Establishing a schedule plan is one of the most important aspects in developing a strength and conditioning system. In many ways the schedule is reflective of the program’s objectives, style and potential. In particular, the training schedule denotes a plan for when, where and why certain stressors will be applied over the course of a fixed period. It also contains a key a factor for performance development – Consistency.
Consistency, or the application of a task for accuracy is arguably the most important component of a successful performance program outside of the obvious fundamentals such as “do no harm” and “apply a stress for adaptation also known as the GAS principle”. The repeated application of a given task such as performance training can be a challenging endeavor to implement when we must consider the wide variety of challenges, obstacles that come with a given setting or environment, a person or team and the various related tasks of life.
Nonetheless, having a plan or approach to schedule design is one of the first steps to designing a program – Especially a resistance and performance training program.
The Jade progression represents a framework for a training schedule or program design. Specifically, the Jade progression reflects a construct for implementing upper extremity and lower extremity stressors or training resources for performance improvement. This fundamental schedule design in performance training or programing is perhaps one of the most widely used methods for implementing stress to an athlete to create appropriate adaptive responses in a comprehensive manner. The center point of this schedule design is simple when we look at human function as an expression of upper body movements and lower body movements.

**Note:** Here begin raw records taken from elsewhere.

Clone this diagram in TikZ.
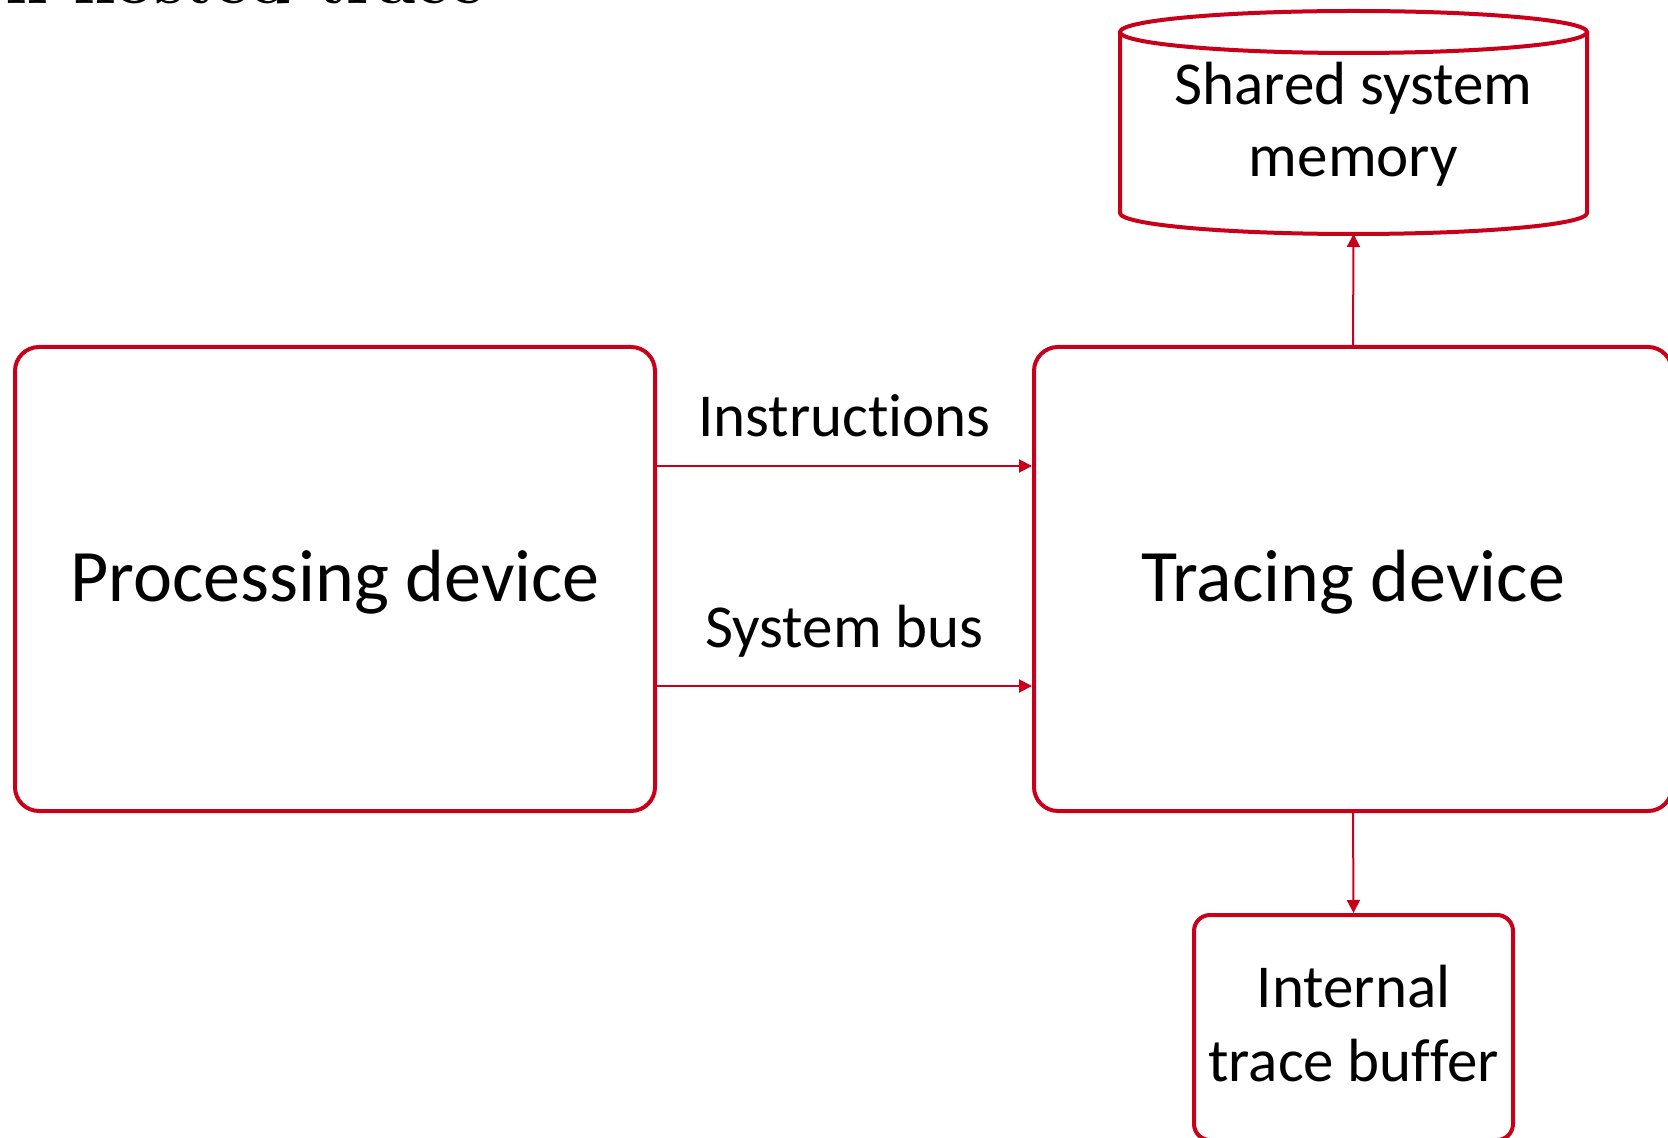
\documentclass[tikz,border=0pt]{standalone}
\usepackage{fontspec}
\newfontfamily\calfont[Ligatures=NoCommon]{Carlito}
\usetikzlibrary{arrows.meta}
\definecolor{boxred}{RGB}{200,0,26}
\begin{document}
\begin{tikzpicture}[x=0.5pt,y=-0.5pt,
  box/.style={draw=boxred, line width=2pt, rounded corners=12pt, inner sep=0pt},
  cyl/.style={draw=boxred, line width=2pt},
  arr/.style={draw=boxred, line width=1pt, -{Triangle[length=6.5pt,width=6.5pt]}},
  big/.style={font=\calfont\fontsize{37}{44}\selectfont, inner sep=0pt, anchor=base},
  lbl/.style={font=\calfont\fontsize{30.5}{37}\selectfont, inner sep=0pt, anchor=base}]
\useasboundingbox (0,0) rectangle (1668,1138);
\begin{scope}
\clip (0,0) rectangle (1668,1138);
% clipped title
\node[anchor=base west, inner sep=0pt, font=\bfseries\fontsize{34}{40}\selectfont] (title) at (5,4) {n hosted trace};
% boxes
\node[box, minimum width=320pt, minimum height=232pt] (proc) at (335,579) {};
\node[box, minimum width=319pt, minimum height=232pt] (trac) at (1353,579) {};
\node[box, rounded corners=8pt, minimum width=159.5pt, minimum height=112.5pt] (buf) at (1353.5,1027.5) {};
% cylinder
\draw[cyl] (1120,32) -- (1120,213) arc[start angle=180, end angle=360, x radius=116.75pt, y radius=10.5pt] -- (1587,32);
\draw[cyl] (1353.5,32) ellipse [x radius=116.75pt, y radius=10.5pt];
\node[minimum width=233.5pt, minimum height=101pt, inner sep=0pt, outer sep=0pt] (mem) at (1353.5,133) {};
% texts
\node[big] (proct) at ([yshift=-11pt]proc.center) {Processing device};
\node[big] (tract) at ([yshift=-11pt]trac.center) {Tracing device};
\node[lbl] (mem1) at (1353.5,105) {Shared system};
\node[lbl] (mem2) at (1353.5,177) {memory};
\node[lbl] (buf1) at (1353.5,1007) {Internal};
\node[lbl] (buf2) at (1353.5,1081) {trace buffer};
% connectors
\draw[arr] ([yshift=56.5pt]proc.east) -- node[lbl, midway, yshift=14.5pt] {Instructions} ([yshift=56.5pt]trac.west);
\draw[arr] ([yshift=-53.5pt]proc.east) -- node[lbl, midway, yshift=19.5pt] {System bus} ([yshift=-53.5pt]trac.west);
\draw[arr] (trac.north) -- (mem.south);
\draw[arr] (trac.south) -- (buf.north);
\end{scope}
\end{tikzpicture}
\end{document}
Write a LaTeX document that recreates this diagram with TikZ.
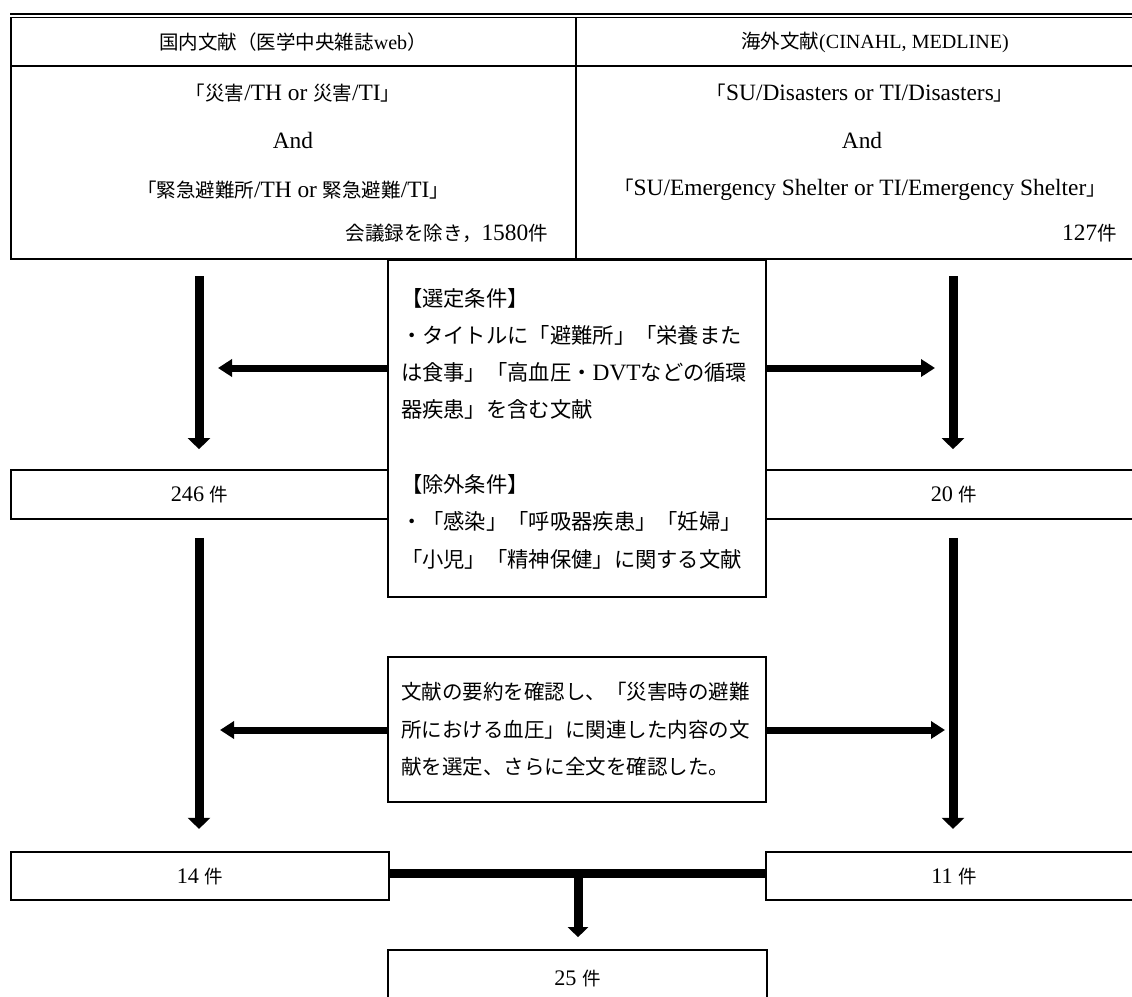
\documentclass[tikz,border=0pt]{standalone}
\usepackage{fontspec}
\setmainfont{Liberation Serif}[Scale=1.2]
\newfontfamily\hdr{Liberation Serif}[Scale=1.03]
\newfontfamily\jp{Noto Sans CJK JP}
\usetikzlibrary{arrows.meta}
\newcommand\J[1]{{\jp #1}}
\begin{document}
\begin{tikzpicture}[x=1pt,y=-1pt,
  rule/.style={line width=1.6pt},
  fbox/.style={draw, line width=1.7pt, inner sep=0pt, fill=white},
  t19/.style={inner sep=0pt, font=\fontsize{19.5}{23}\selectfont},
  cnt/.style={inner sep=0pt, font=\fontsize{18.5}{22}\selectfont},
  vflow/.style={line width=9pt, -{Triangle[width=22pt,length=11pt]}},
  hflow/.style={line width=7pt, -{Triangle[width=17pt,length=14pt]}},
]
\useasboundingbox (0,0) rectangle (1132,996);
\fill[white] (0,0) rectangle (1132,996);

% ---- search table ----
\draw[line width=2pt] (10,14.3) -- (1132,14.3);
\draw[rule] (10.2,17.5) -- (1132,17.5);
\draw[rule] (11,17.5) -- (11,259);
\draw[rule] (10.2,66) -- (1132,66);
\draw[rule] (10.2,259) -- (1132,259);
\draw[rule] (576,17.5) -- (576,259);

\node[t19] (hL) at (293,42) {\J{国内文献（医学中央雑誌}{\hdr web}\J{）}};
\node[t19] (hR) at (875,42) {\J{海外文献}{\hdr (CINAHL, MEDLINE)}};
\node[t19] (l1) at (293,93) {\J{「災害}/TH or \J{災害}/TI\J{」}};
\node[t19] (l2) at (293,140) {And};
\node[t19] (l3) at (293,190) {\J{「緊急避難所}/TH or \J{緊急避難}/TI\J{」}};
\node[t19, anchor=east] (l4) at (548,233) {\J{会議録を除き，}1580\J{件}};
\node[t19] (r1) at (860,93) {\J{「}SU/Disasters or TI/Disasters\J{」}};
\node[t19] (r2) at (862,140) {And};
\node[t19, anchor=east] (r3) at (1106,190) {\J{「}SU/Emergency Shelter or TI/Emergency Shelter\J{」}};
\node[t19, anchor=east] (r4) at (1117,233) {127\J{件}};

% ---- criteria boxes ----
\node[fbox, minimum width=378pt, minimum height=337pt, text width=352pt, align=left,
      font=\fontsize{21.3}{37.3}\selectfont] (crit) at (577,428.5)
 {\J{【選定条件】}\\
  \J{・タイトルに「避難所」「栄養また}\\
  \J{は食事」「高血圧・}{\fontsize{19.5}{37.3}\selectfont DVT}\J{などの循環}\\
  \J{器疾患」を含む文献}\\
  \mbox{}\\
  \J{【除外条件】}\\
  \J{・「感染」「呼吸器疾患」「妊婦」}\\
  \J{「小児」「精神保健」に関する文献}};

\node[fbox, minimum width=378pt, minimum height=145pt, text width=352pt, align=left,
      font=\fontsize{20.5}{37.5}\selectfont] (rev) at (577,729.5)
 {\J{文献の要約を確認し、「災害時の避難}\\
  \J{所における血圧」に関連した内容の文}\\
  \J{献を選定、さらに全文を確認した。}};

% ---- count boxes ----
\node[fbox, cnt, minimum width=377pt, minimum height=49pt] (n246) at (199.5,494.5) {246 \J{件}};
\node[fbox, cnt, minimum width=376pt, minimum height=49pt] (n20) at (954,494.5) {20 \J{件}};
\node[fbox, cnt, minimum width=378pt, minimum height=48.5pt] (n14) at (200,876) {14 \J{件}};
\node[fbox, cnt, minimum width=376pt, minimum height=48.5pt] (n11) at (954,876) {11 \J{件}};
\node[fbox, cnt, minimum width=379pt, minimum height=56pt] (n25) at (577.5,978) {25 \J{件}};

% ---- connectors ----
\coordinate (v1l) at (199,276);
\coordinate (v1r) at (953,276);
\draw[vflow, shorten >=20pt] (v1l) -- (v1l |- n246.north);
\draw[vflow, shorten >=20pt] (v1r) -- (v1r |- n20.north);
\draw[vflow, shorten <=18pt, shorten >=22pt] (v1l |- n246.south) -- (v1l |- n14.north);
\draw[vflow, shorten <=18pt, shorten >=22pt] (v1r |- n20.south) -- (v1r |- n11.north);

\coordinate (h1l) at (218,368);
\coordinate (h1r) at (935,368);
\draw[hflow] (crit.west |- h1l) -- (h1l);
\draw[hflow] (crit.east |- h1r) -- (h1r);

\coordinate (h2l) at (220,730);
\coordinate (h2r) at (945,730);
\draw[hflow] (rev.west |- h2l) -- (h2l);
\draw[hflow] (rev.east |- h2r) -- (h2r);

\coordinate (jn) at (578,873.5);
\draw[line width=9pt] (n14.east |- jn) -- (n11.west |- jn);
\draw[line width=9pt, -{Triangle[width=20pt,length=10pt]}, shorten >=12pt] (jn) -- (jn |- n25.north);
\end{tikzpicture}
\end{document}
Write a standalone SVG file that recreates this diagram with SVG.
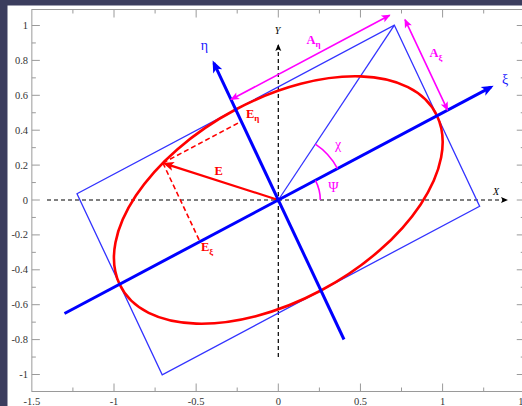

This vision gives precedence to the idea that the application of an adaptive stress which targets upper body movements and/or lower body movements will improve performance to those areas and ultimately to human function. Therefore, in order to improve human function and performance we must create a plan that targets the upper body and lower body.
Furthermore, if we acknowledge that recovery and efficiency are necessary factors for improving performance quickly and completely within a given period of time, then the most obvious step is to schedule a program which targets the upper body on one day and the lower body day on the following day (or vice-versa). This approach to training or program design is otherwise understood as the upper lower training split or the” Jade” progression.